From: Daniel Carosone
Subject: Re: [Monotone-devel] non-recursive add considered harmful
Date: Wed, 14 Mar 2007 14:59:48 +1100
User-agent: Mutt/1.5.13 (2006-08-11)

On Tue, Mar 13, 2007 at 10:23:25PM +0100, Markus Schiltknecht wrote:
> I fail to see how this should be more user-friendly, more secure or
> more consistent than a recursive by default behavior.

For those who missed the discussion on this subject during the summit,
let me restate that while I do have opinions and preferences with
regard to whether or not commands like 'add' should be recursive by
default, the prime directive here should be consistency.  I expect
that my personal preferences can and should be overridden in favour of
overall consistency and "harmony of user experience".

From that perspective, I can't really see that we can ever
consistently have non-recursive default behaviour.

The killer example here is 'update'; we don't and likely never will
support any kind of partial/restricted/non-recursive 'update'.
Partial update is just not meaningful, in the context of a command
that updates the base revision of a workspace[1] to reflect snapshots
of the entire tree[2].

If commands are to be consistent, they need to be consistent with a
recursive, whole-of-tree update.  Commands like commit and add can
(and do) sensibly take restrictions, but making them non-recursive
seems like a rat-hole that gets deeper by the day.

We want to be consistent, and we want to help educate users to think
in terms of snapshots and tree state as a single cohesive entity.  I
find it hard to see how that doesn't involve recursive behaviour as
the natural default, even if (through restriction arguments) some
operations are more selective about their immediate scope.

I've been hesitating to suggest it, but perhaps something to consider
here for the 'add' and similar cases is a --interactive switch, that
would operate like 'rm -i': prompting the user for 'yes/no/all/none'
as each file is processed.

If you said no to a directory, that directory and all its contents
would be skipped.  If you wanted to add the dir, but not the contents,
you could say 'yes' to the dir and 'none' for the first file inside.

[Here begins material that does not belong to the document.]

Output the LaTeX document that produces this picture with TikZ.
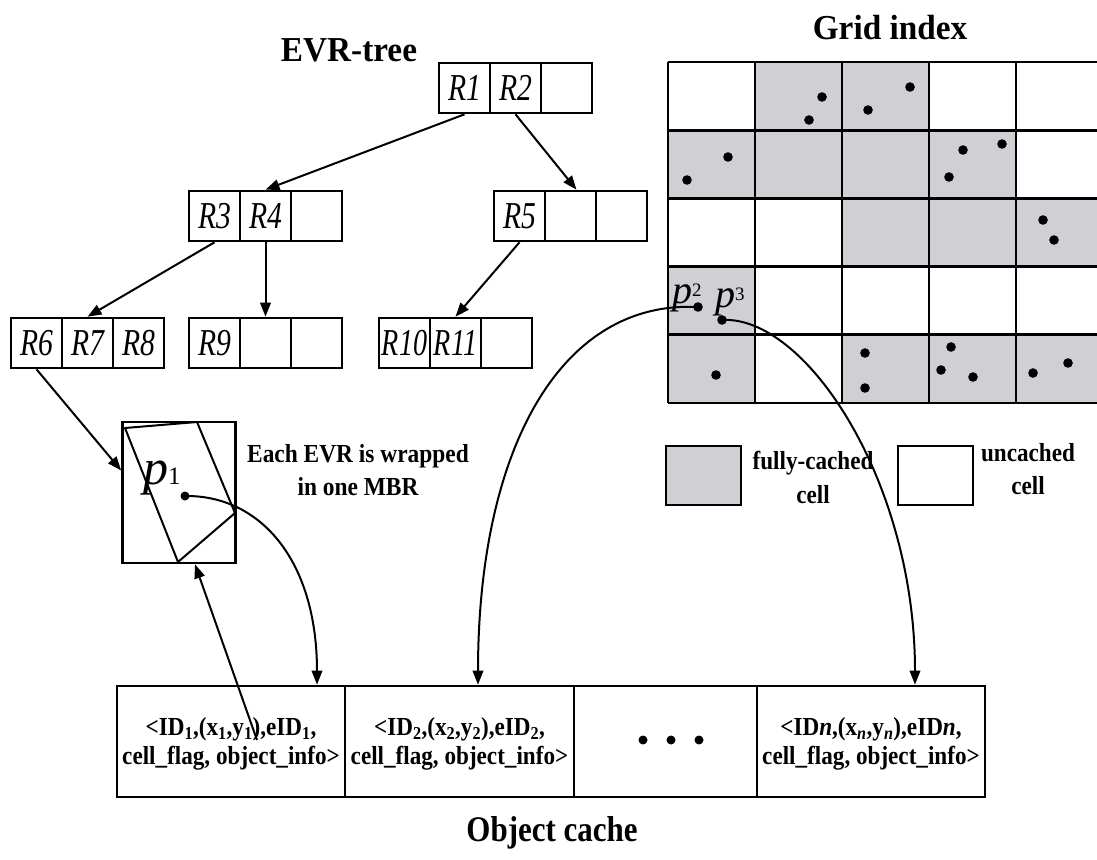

It's a lazy workaround for clever shell globs or discrete commands
with explicit lists, but it's proably better than making up some weird
globlike metasyntax for "a directory but not its contents" that noone
will remember to use or quote properly for their shell.  Without being
too clever, it might significantly help user convenience and offer an
opportunity to eliminate surprises.

--
Dan.


[1] We *do* have something that is functionally equivalent to a
    partial update (pluck) but that brings in change *without*
    updating the base revision.  If the user thinks they want a
    partial update, it's probably because they're trying to do
    something they should be using pluck for, perhaps because of
    expectations carried over from CVS or elsewhere.

[2] We don't presently support partial checkout either. That's another
    rat-hole, but if we did, then update in such a workspace would
    need to carry the same restriction as the checkout and would still
    need to be recursive within that partial workspace.